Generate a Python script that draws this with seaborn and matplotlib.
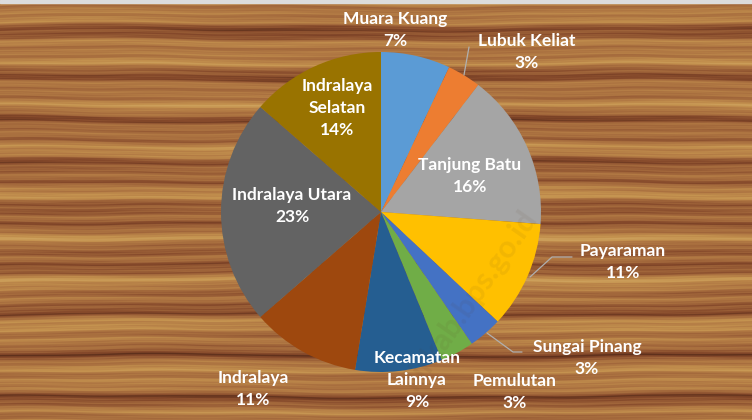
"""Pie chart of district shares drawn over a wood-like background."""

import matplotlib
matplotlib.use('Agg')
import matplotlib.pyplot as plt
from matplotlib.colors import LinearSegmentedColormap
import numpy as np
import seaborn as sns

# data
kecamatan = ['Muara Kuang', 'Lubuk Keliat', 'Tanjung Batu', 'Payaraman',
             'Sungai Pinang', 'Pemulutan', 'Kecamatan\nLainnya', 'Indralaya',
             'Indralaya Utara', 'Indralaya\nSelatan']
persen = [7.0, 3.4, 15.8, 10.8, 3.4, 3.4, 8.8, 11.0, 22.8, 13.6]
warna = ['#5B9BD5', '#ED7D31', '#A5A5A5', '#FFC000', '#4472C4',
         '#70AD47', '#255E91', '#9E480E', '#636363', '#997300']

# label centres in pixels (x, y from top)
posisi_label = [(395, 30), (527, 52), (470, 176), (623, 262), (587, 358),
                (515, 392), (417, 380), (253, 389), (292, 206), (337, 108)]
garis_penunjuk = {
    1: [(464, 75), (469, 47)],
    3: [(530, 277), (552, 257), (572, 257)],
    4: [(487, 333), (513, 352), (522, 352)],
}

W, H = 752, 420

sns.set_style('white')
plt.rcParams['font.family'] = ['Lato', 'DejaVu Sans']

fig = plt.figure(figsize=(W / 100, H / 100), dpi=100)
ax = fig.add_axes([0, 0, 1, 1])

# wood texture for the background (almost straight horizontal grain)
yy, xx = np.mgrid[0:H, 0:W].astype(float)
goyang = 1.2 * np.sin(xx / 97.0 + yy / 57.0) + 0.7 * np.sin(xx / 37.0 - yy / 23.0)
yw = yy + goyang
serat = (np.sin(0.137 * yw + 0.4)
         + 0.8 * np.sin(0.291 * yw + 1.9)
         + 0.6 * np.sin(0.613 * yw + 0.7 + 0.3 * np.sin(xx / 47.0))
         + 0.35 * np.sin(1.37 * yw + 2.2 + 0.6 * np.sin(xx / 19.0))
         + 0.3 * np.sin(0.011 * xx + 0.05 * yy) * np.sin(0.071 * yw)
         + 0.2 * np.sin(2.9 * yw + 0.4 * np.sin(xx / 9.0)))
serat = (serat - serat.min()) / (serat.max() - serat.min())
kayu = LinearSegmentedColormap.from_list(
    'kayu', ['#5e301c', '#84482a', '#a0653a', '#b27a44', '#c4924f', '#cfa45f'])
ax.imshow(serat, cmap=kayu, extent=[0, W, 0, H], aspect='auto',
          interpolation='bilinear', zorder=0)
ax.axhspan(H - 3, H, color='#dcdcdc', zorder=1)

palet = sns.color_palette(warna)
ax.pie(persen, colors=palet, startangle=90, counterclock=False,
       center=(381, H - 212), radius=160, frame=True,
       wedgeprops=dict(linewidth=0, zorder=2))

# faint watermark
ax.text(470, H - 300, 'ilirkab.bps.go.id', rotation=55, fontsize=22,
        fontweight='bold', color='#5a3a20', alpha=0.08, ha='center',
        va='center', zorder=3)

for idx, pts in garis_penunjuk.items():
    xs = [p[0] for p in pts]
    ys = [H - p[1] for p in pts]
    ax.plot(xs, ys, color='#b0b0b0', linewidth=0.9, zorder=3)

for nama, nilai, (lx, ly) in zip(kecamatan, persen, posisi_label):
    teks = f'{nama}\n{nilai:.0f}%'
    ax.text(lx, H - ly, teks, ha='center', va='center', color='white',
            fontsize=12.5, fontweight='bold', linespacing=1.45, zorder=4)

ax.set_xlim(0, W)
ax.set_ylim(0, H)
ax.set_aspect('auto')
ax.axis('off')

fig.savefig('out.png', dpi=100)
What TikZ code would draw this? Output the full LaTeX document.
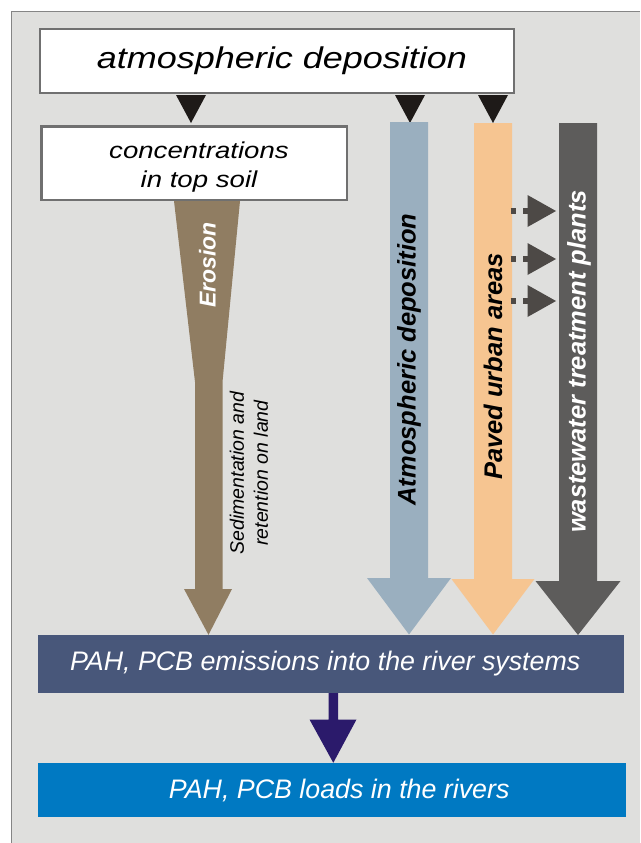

-=-=-

:: Objective ::
Find each line in the records holding the string "this" and show it.

:: Answer below ::
Generate a Python script that draws this with seaborn and matplotlib.
What TikZ code would draw this? Output the full LaTeX document.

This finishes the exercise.